Captured groups are passed to the handler as a std::vector<std::string>:

// Generated registration (CustomRouteRegistration.cpp)
HttpServer::GetWithPattern(
    R"(/api/art/([a-zA-Z0-9_.-]+)/style)",
    [](const std::string& body, const std::vector<std::string>& params) {
        return HandleGetPathStyle(params[0]);  // params[0] = the {id}
    });

Suite Pointers

All SDK suite function pointers are acquired once at plugin startup via SuitePointers::Acquire() and accessed through static methods:

SuitePointers::AIArt()->GetArtType(art, &type);
SuitePointers::AIDocument()->GetDocumentModified(&modified);
SuitePointers::AILayer()->CountLayers(&count);

Suites are released during SuitePointers::Release() at plugin shutdown. Check SuitePointers::IsValid() if you need to verify acquisition succeeded.

---

5. Writing a Custom Endpoint

To add a new hand-written endpoint:

1. Add the route to codegen/src/config/routes.json:

   {
     "name": "MyNewEndpoint",
     "method": "POST",
     "path": "/api/my-feature",
     "description": "Does something useful.",
     "request": { "param1": { "type": "string" } },
     "response": { "result": { "type": "number" } }
   }
   

2. Regenerate (./scripts/generate.sh). This updates CustomRouteHandlers.h with the new declaration and CustomRouteRegistration.cpp with the route wiring.

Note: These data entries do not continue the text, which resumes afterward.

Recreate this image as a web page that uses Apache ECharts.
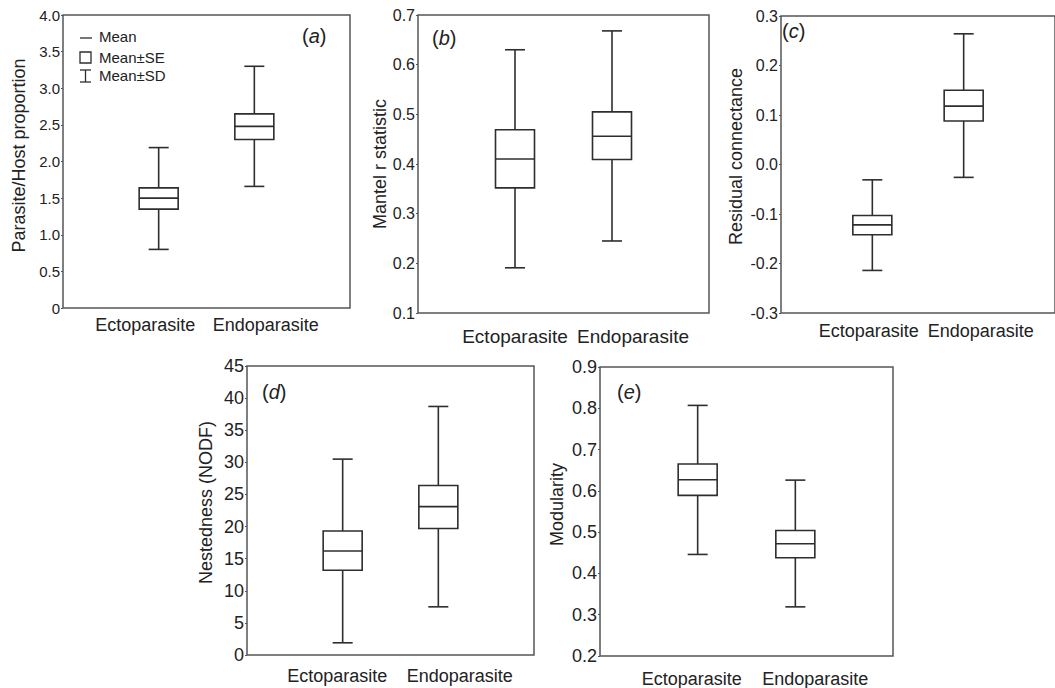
<!DOCTYPE html>
<html>
<head>
<meta charset="utf-8">
<script src="https://cdn.jsdelivr.net/npm/echarts@6/dist/echarts.min.js"></script>
<style>
html,body{margin:0;padding:0;background:#fff;}
#chart{width:1055px;height:688px;}
</style>
</head>
<body>
<div id="chart"></div>
<script>
// Categories
const categories = ['Ectoparasite', 'Endoparasite'];
// Each stats array: [mean-SD, mean-SE, mean, mean+SE, mean+SD]
const parasiteHostEcto = [0.80, 1.35, 1.50, 1.64, 2.19];
const parasiteHostEndo = [1.66, 2.30, 2.48, 2.65, 3.30];
const mantelEcto = [0.191, 0.352, 0.410, 0.469, 0.630];
const mantelEndo = [0.245, 0.409, 0.456, 0.505, 0.668];
const residualEcto = [-0.214, -0.142, -0.122, -0.103, -0.031];
const residualEndo = [-0.026, 0.088, 0.118, 0.150, 0.264];
const nestednessEcto = [1.9, 13.2, 16.2, 19.3, 30.5];
const nestednessEndo = [7.5, 19.7, 23.1, 26.4, 38.7];
const modularityEcto = [0.446, 0.589, 0.627, 0.665, 0.807];
const modularityEndo = [0.319, 0.438, 0.472, 0.504, 0.626];
// Tick labels
const ticksA = ['0', '0.5', '1.0', '1.5', '2.0', '2.5', '3.0', '3.5', '4.0'];
const ticksB = ['0.1', '0.2', '0.3', '0.4', '0.5', '0.6', '0.7'];
const ticksC = ['-0.3', '-0.2', '-0.1', '0.0', '0.1', '0.2', '0.3'];
const ticksD = ['0', '5', '10', '15', '20', '25', '30', '35', '40', '45'];
const ticksE = ['0.2', '0.3', '0.4', '0.5', '0.6', '0.7', '0.8', '0.9'];
// Axis titles
const yNames = ['Parasite/Host proportion', 'Mantel r statistic', 'Residual connectance', 'Nestedness (NODF)', 'Modularity'];
const panelLetters = ['a', 'b', 'c', 'd', 'e'];

const FONT = 'Liberation Sans, Arial, Helvetica, sans-serif';
const INK = '#2e2e2e';
const FRAME = '#555';

const panels = [
  {grid:{left:63, top:15, width:287, height:293}, ecto:parasiteHostEcto, endo:parasiteHostEndo, ticks:ticksA, min:0, interval:0.5, tickFont:15, nameGap:35, nameLift:6, catFont:18, catMargin:8, catShift:[-13.5, 11.5], letterPos:[302,36.5]},
  {grid:{left:418, top:15, width:291, height:298}, ecto:mantelEcto, endo:mantelEndo, ticks:ticksB, min:0.1, interval:0.1, tickFont:16, nameGap:28, nameLift:0, catFont:19, catMargin:14, catShift:[0, 21], letterPos:[432,38.5]},
  {grid:{left:781, top:16, width:290, height:297}, ecto:residualEcto, endo:residualEndo, ticks:ticksC, min:-0.3, interval:0.1, tickFont:16, nameGap:36, nameLift:8, catFont:18, catMargin:9, catShift:[-3.5, 17], letterPos:[782,32]},
  {grid:{left:247, top:366, width:287, height:289}, ecto:nestednessEcto, endo:nestednessEndo, ticks:ticksD, min:0, interval:5, tickFont:18, nameGap:32, nameLift:8, catFont:18, catMargin:12, catShift:[-5.5, 21.5], letterPos:[262,392.5]},
  {grid:{left:600, top:367, width:293, height:290}, ecto:modularityEcto, endo:modularityEndo, ticks:ticksE, min:0.2, interval:0.1, tickFont:18, nameGap:34, nameLift:7, catFont:18, catMargin:14, catShift:[-6, 20], letterPos:[617,392.5]}
];

function shiftPad(s) {
  // a positive shift moves the label right, a negative one left
  return s >= 0 ? [0, 0, 0, 2 * s] : [0, -2 * s, 0, 0];
}

const grids = [], xAxes = [], yAxes = [], series = [], graphics = [];

panels.forEach((p, i) => {
  grids.push(Object.assign({show:true, borderColor:FRAME, borderWidth:1.5, backgroundColor:'transparent'}, p.grid));
  const rs = {fontSize:p.catFont, fontFamily:FONT, color:'#222'};
  xAxes.push({
    gridIndex:i, type:'value', min:0, max:3, interval:1,
    axisLine:{show:false}, axisTick:{show:false}, splitLine:{show:false},
    axisLabel:{
      margin:p.catMargin, color:'#222', fontSize:p.catFont, fontFamily:FONT,
      showMinLabel:false, showMaxLabel:false,
      formatter:(v) => {
        const k = Math.round(v);
        if (k === 1) return '{l|' + categories[0] + '}';
        if (k === 2) return '{r|' + categories[1] + '}';
        return '';
      },
      rich:{
        l:Object.assign({padding:shiftPad(p.catShift[0])}, rs),
        r:Object.assign({padding:shiftPad(p.catShift[1])}, rs)
      }
    }
  });
  const maxV = p.min + p.interval * (p.ticks.length - 1);
  yAxes.push({
    gridIndex:i, type:'value', min:p.min, max:maxV, interval:p.interval,
    name:yNames[i], nameLocation:'middle', nameGap:p.nameGap,
    nameTextStyle:{fontSize:18, color:'#222', fontFamily:FONT, padding:[0, 0, 0, 2 * p.nameLift]},
    axisLine:{show:false}, splitLine:{show:false},
    axisTick:{show:true, length:2, lineStyle:{color:FRAME, width:1}},
    axisLabel:{
      margin:3, color:'#222', fontSize:p.tickFont, fontFamily:FONT,
      formatter:(v) => p.ticks[Math.round((v - p.min) / p.interval)]
    }
  });
  series.push({
    type:'custom', xAxisIndex:i, yAxisIndex:i,
    data:[[1].concat(p.ecto), [2].concat(p.endo)],
    encode:{x:0, y:[1,2,3,4,5]},
    renderItem:(params, api) => {
      const x = api.value(0);
      const lo = api.coord([x, api.value(1)]);
      const q1 = api.coord([x, api.value(2)]);
      const md = api.coord([x, api.value(3)]);
      const q3 = api.coord([x, api.value(4)]);
      const hi = api.coord([x, api.value(5)]);
      const bw = 19.5, cw = 10;
      const ls = {stroke:INK, lineWidth:1.6, fill:null};
      return {type:'group', children:[
        {type:'line', shape:{x1:lo[0], y1:lo[1], x2:hi[0], y2:hi[1]}, style:ls},
        {type:'line', shape:{x1:lo[0]-cw, y1:lo[1], x2:lo[0]+cw, y2:lo[1]}, style:ls},
        {type:'line', shape:{x1:hi[0]-cw, y1:hi[1], x2:hi[0]+cw, y2:hi[1]}, style:ls},
        {type:'rect', shape:{x:q3[0]-bw, y:q3[1], width:2*bw, height:q1[1]-q3[1]}, style:{stroke:INK, lineWidth:1.6, fill:'#fff'}},
        {type:'line', shape:{x1:md[0]-bw, y1:md[1], x2:md[0]+bw, y2:md[1]}, style:ls}
      ]};
    }
  });
  graphics.push({
    type:'text', left:p.letterPos[0], top:p.letterPos[1] - 11,
    style:{
      text:'(' + '{it|' + panelLetters[i] + '})',
      font:'20px ' + FONT, fill:'#222',
      rich:{it:{fontStyle:'italic', fontSize:20, fontFamily:FONT, fill:'#222'}}
    }
  });
});

// Legend inside panel (a)
const legendItems = ['Mean', 'Mean±SE', 'Mean±SD'];
graphics.push(
  {type:'line', shape:{x1:80, y1:38, x2:92, y2:38}, style:{stroke:INK, lineWidth:1.3}},
  {type:'rect', shape:{x:80, y:52, width:11, height:11}, style:{stroke:INK, lineWidth:1.3, fill:'#fff'}},
  {type:'line', shape:{x1:85.5, y1:70, x2:85.5, y2:82}, style:{stroke:INK, lineWidth:1.3}},
  {type:'line', shape:{x1:80, y1:70, x2:91, y2:70}, style:{stroke:INK, lineWidth:1.3}},
  {type:'line', shape:{x1:80, y1:82, x2:91, y2:82}, style:{stroke:INK, lineWidth:1.3}},
  {type:'text', left:99, top:29, style:{text:legendItems[0], font:'15px ' + FONT, fill:'#222'}},
  {type:'text', left:99, top:50, style:{text:legendItems[1], font:'15px ' + FONT, fill:'#222'}},
  {type:'text', left:99, top:68, style:{text:legendItems[2], font:'15px ' + FONT, fill:'#222'}}
);

const chart = echarts.init(document.getElementById('chart'), null, {renderer:'svg'});
chart.setOption({
  animation:false,
  backgroundColor:'#fff',
  textStyle:{fontFamily:FONT},
  grid:grids, xAxis:xAxes, yAxis:yAxes, series:series, graphic:graphics
});
</script>
</body>
</html>
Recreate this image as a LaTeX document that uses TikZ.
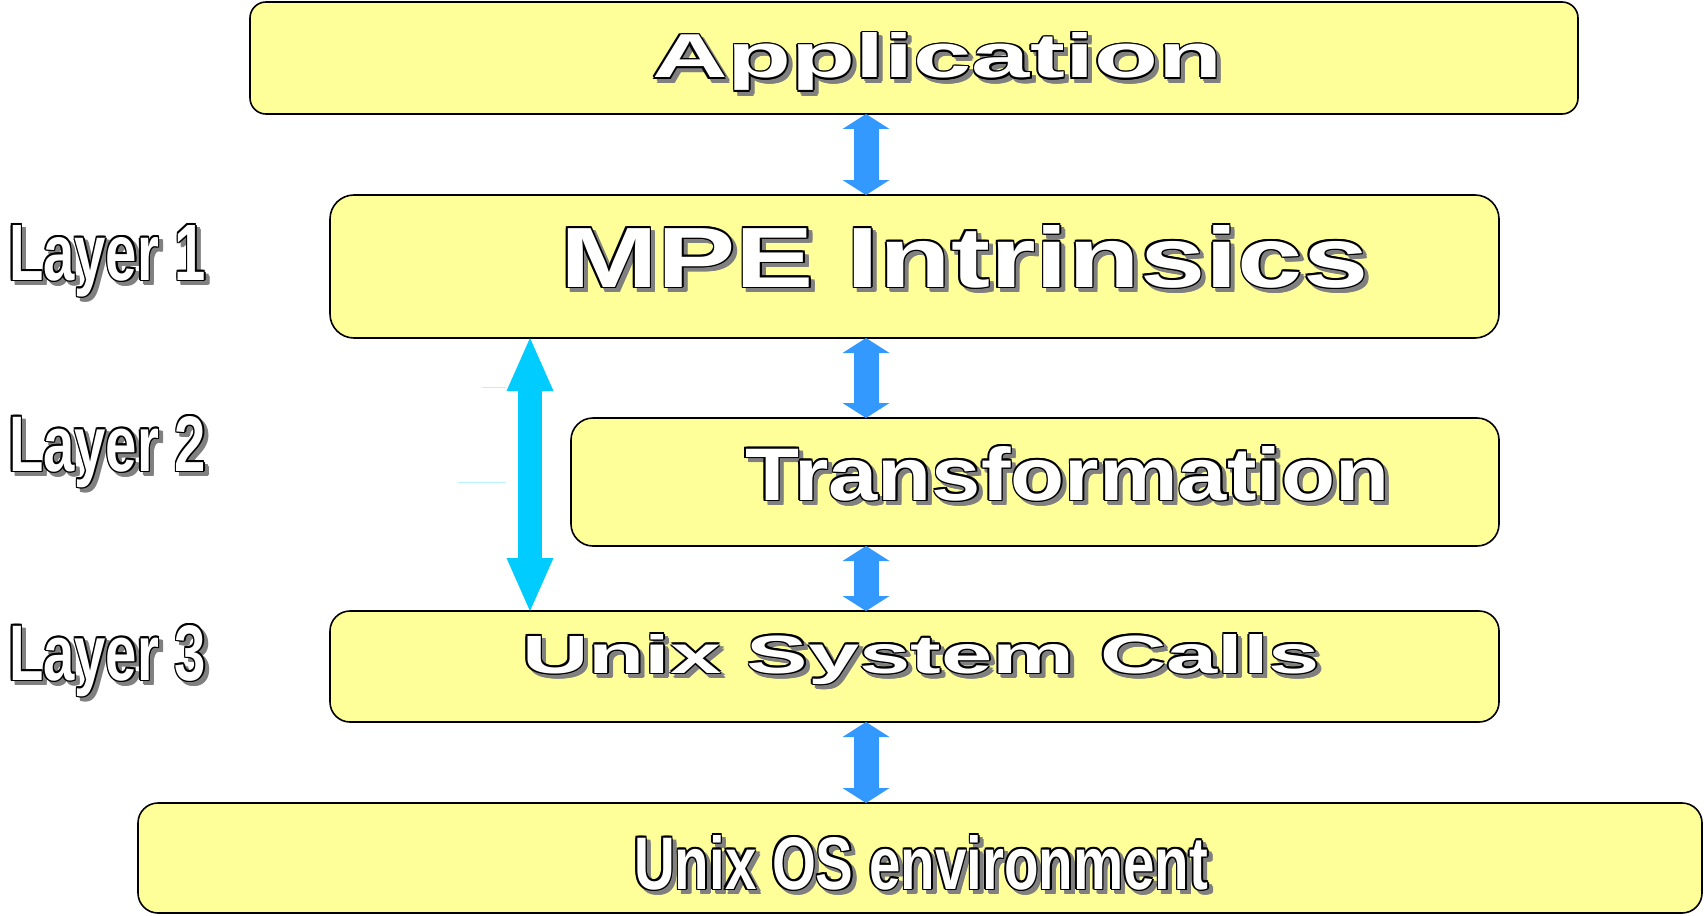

3. Implement the handler in a .cpp file under plugin/src/endpoints/handwritten/:

#include "CustomRouteHandlers.h"
#include "MainThreadDispatch.hpp"
#include "SuitePointers.hpp"
#include "HandleManager.hpp"
#include <nlohmann/json.hpp>

using json = nlohmann::json;

namespace NUXP {

std::string HandleMyNewEndpoint(const std::string& body) {
    json params = json::parse(body);

    json result = MainThreadDispatch::Run([&params]() -> json {
        // SDK calls go here -- this runs on the main thread
        return {{"success", true}, {"result", 42}};
    });
    return result.dump();
}

} // namespace NUXP

1. Build: cd plugin && cmake --build build

The TypeScript client function is generated automatically in shell/src/sdk/generated/customRoutes.ts.